— BEGIN Information shown —
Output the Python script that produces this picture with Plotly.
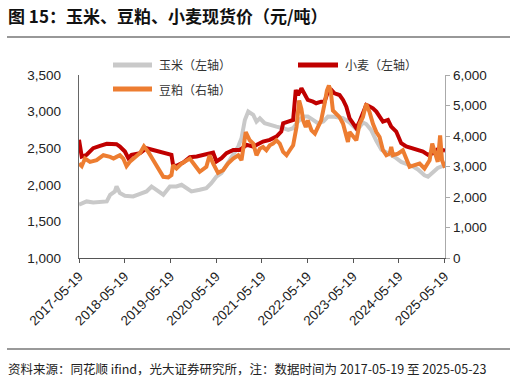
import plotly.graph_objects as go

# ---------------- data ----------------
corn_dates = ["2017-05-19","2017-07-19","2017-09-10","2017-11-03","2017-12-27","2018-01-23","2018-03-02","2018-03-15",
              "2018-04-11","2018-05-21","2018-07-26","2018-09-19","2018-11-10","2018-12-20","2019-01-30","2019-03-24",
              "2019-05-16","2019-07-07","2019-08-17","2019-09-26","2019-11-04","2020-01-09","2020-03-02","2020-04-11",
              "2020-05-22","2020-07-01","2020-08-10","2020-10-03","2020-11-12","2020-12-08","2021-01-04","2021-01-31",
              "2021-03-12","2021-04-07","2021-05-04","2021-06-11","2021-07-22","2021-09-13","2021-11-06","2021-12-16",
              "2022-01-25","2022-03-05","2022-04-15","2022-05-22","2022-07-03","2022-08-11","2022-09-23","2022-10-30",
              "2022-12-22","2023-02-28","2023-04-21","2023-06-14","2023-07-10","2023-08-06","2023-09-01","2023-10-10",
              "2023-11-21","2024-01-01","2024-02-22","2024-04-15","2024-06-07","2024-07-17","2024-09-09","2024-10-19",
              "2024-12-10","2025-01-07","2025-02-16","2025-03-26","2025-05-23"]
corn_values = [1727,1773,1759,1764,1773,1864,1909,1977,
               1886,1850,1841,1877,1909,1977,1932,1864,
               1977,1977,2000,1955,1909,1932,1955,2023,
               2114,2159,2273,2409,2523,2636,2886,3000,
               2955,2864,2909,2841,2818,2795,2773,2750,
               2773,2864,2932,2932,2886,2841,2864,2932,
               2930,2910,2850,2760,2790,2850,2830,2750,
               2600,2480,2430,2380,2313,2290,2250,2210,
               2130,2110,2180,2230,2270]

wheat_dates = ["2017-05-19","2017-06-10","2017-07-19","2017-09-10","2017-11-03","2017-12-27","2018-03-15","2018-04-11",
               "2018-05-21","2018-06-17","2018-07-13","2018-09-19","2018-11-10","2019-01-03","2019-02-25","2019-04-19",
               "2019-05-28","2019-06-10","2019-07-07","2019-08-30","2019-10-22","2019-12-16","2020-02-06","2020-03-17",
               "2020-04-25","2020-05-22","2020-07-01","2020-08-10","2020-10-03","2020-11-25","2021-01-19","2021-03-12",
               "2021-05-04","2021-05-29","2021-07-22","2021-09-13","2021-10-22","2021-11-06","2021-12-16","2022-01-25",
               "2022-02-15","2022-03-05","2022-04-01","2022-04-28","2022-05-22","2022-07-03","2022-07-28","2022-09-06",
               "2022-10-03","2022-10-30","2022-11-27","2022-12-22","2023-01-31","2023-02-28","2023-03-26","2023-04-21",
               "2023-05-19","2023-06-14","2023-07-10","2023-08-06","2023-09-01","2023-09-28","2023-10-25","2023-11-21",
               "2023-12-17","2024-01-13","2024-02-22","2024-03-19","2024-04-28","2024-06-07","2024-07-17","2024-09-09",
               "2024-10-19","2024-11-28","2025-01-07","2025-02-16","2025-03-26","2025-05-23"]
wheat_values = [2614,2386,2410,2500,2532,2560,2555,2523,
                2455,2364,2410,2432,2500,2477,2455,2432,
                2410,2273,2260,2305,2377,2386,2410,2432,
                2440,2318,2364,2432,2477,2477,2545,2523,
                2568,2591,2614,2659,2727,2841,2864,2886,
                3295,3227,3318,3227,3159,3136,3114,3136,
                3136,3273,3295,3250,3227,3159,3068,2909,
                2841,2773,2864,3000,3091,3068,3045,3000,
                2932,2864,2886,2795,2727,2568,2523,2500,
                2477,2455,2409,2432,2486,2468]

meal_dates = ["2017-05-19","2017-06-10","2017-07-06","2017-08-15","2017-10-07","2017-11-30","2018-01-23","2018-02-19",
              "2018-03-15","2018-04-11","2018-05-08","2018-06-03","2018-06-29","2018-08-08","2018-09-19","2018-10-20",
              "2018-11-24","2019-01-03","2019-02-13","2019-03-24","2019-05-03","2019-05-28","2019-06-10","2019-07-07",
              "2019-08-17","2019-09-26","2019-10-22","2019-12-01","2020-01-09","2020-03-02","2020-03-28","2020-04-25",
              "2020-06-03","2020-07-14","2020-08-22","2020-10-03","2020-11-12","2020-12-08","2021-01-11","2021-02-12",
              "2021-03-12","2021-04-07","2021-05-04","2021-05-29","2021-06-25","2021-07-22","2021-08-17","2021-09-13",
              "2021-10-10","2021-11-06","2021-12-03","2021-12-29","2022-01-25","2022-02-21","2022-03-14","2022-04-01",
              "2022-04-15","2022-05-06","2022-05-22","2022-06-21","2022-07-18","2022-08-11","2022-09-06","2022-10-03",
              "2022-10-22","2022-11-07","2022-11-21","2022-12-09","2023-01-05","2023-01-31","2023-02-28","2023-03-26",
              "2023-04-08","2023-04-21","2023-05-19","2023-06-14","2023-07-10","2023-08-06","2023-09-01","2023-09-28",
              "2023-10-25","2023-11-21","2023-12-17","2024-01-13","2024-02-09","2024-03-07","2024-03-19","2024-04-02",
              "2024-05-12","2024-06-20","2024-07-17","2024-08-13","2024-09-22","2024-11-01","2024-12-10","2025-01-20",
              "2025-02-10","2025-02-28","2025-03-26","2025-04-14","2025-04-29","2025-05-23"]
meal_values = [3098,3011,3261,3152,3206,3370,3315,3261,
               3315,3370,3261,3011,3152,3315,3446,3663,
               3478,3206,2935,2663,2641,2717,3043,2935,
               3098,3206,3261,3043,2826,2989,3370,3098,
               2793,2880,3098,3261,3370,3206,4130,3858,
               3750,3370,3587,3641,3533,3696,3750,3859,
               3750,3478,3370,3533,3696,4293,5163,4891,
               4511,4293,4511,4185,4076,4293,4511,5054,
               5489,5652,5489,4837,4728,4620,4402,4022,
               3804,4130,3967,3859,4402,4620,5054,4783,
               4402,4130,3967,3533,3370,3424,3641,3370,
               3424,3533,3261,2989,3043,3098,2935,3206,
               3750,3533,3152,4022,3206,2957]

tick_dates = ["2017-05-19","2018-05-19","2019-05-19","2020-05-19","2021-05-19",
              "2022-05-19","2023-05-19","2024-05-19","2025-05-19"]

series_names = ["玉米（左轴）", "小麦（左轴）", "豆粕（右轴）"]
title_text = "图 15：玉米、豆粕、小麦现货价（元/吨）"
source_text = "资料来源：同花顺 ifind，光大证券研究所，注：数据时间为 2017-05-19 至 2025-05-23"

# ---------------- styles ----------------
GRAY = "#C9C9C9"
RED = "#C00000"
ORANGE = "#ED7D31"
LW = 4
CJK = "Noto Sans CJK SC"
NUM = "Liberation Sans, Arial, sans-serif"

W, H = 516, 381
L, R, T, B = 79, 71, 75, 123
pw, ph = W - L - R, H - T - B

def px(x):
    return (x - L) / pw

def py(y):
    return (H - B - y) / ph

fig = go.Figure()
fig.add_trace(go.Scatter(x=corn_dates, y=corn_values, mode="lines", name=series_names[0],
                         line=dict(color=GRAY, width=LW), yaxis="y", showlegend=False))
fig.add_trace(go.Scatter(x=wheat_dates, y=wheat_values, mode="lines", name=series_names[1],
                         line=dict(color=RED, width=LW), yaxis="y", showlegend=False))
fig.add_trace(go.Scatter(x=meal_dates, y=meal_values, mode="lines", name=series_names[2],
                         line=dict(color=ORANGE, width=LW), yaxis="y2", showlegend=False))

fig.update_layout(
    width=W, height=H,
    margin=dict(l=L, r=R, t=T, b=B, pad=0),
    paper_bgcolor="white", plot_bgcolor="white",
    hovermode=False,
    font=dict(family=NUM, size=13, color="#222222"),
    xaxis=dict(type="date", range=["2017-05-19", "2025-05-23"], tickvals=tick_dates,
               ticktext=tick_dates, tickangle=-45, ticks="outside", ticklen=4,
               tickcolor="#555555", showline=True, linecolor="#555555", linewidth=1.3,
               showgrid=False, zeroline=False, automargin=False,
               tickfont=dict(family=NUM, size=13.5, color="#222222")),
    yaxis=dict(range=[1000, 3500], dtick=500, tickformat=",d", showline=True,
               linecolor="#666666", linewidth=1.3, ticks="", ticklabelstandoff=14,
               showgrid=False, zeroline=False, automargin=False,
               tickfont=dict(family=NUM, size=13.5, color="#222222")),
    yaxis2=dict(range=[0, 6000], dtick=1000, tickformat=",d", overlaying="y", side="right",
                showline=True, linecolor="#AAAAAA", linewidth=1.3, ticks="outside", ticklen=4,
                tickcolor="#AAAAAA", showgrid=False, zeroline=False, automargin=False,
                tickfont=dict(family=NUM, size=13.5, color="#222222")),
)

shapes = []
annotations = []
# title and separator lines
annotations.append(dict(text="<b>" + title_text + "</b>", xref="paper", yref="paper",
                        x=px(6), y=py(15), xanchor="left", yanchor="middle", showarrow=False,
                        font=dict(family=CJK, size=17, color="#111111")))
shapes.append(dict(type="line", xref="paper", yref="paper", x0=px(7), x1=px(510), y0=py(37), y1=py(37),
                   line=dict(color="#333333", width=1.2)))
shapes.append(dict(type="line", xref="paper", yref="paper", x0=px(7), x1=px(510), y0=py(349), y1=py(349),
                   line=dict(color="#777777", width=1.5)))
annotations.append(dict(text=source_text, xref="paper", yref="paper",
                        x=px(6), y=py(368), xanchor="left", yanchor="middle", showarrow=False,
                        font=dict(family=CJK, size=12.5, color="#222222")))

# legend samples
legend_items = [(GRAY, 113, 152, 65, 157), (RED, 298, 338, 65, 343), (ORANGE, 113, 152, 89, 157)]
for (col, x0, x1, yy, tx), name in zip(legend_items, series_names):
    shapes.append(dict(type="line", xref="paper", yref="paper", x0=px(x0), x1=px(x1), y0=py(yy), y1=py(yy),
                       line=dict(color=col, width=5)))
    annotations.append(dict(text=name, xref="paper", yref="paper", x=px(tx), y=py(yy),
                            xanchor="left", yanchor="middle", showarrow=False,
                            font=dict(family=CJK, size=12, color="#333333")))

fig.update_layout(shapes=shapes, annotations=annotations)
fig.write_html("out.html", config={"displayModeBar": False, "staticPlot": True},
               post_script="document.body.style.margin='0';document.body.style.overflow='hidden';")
— END Information shown —
Description of the task:
Please extract exactly the lines of the data, from the first through the line containing "2130,2110,2180,2230,2270]", and add no pictures to the copy.

Output for this exercise:
Output the Python script that produces this picture with Plotly.
import plotly.graph_objects as go

# ---------------- data ----------------
corn_dates = ["2017-05-19","2017-07-19","2017-09-10","2017-11-03","2017-12-27","2018-01-23","2018-03-02","2018-03-15",
              "2018-04-11","2018-05-21","2018-07-26","2018-09-19","2018-11-10","2018-12-20","2019-01-30","2019-03-24",
              "2019-05-16","2019-07-07","2019-08-17","2019-09-26","2019-11-04","2020-01-09","2020-03-02","2020-04-11",
              "2020-05-22","2020-07-01","2020-08-10","2020-10-03","2020-11-12","2020-12-08","2021-01-04","2021-01-31",
              "2021-03-12","2021-04-07","2021-05-04","2021-06-11","2021-07-22","2021-09-13","2021-11-06","2021-12-16",
              "2022-01-25","2022-03-05","2022-04-15","2022-05-22","2022-07-03","2022-08-11","2022-09-23","2022-10-30",
              "2022-12-22","2023-02-28","2023-04-21","2023-06-14","2023-07-10","2023-08-06","2023-09-01","2023-10-10",
              "2023-11-21","2024-01-01","2024-02-22","2024-04-15","2024-06-07","2024-07-17","2024-09-09","2024-10-19",
              "2024-12-10","2025-01-07","2025-02-16","2025-03-26","2025-05-23"]
corn_values = [1727,1773,1759,1764,1773,1864,1909,1977,
               1886,1850,1841,1877,1909,1977,1932,1864,
               1977,1977,2000,1955,1909,1932,1955,2023,
               2114,2159,2273,2409,2523,2636,2886,3000,
               2955,2864,2909,2841,2818,2795,2773,2750,
               2773,2864,2932,2932,2886,2841,2864,2932,
               2930,2910,2850,2760,2790,2850,2830,2750,
               2600,2480,2430,2380,2313,2290,2250,2210,
               2130,2110,2180,2230,2270]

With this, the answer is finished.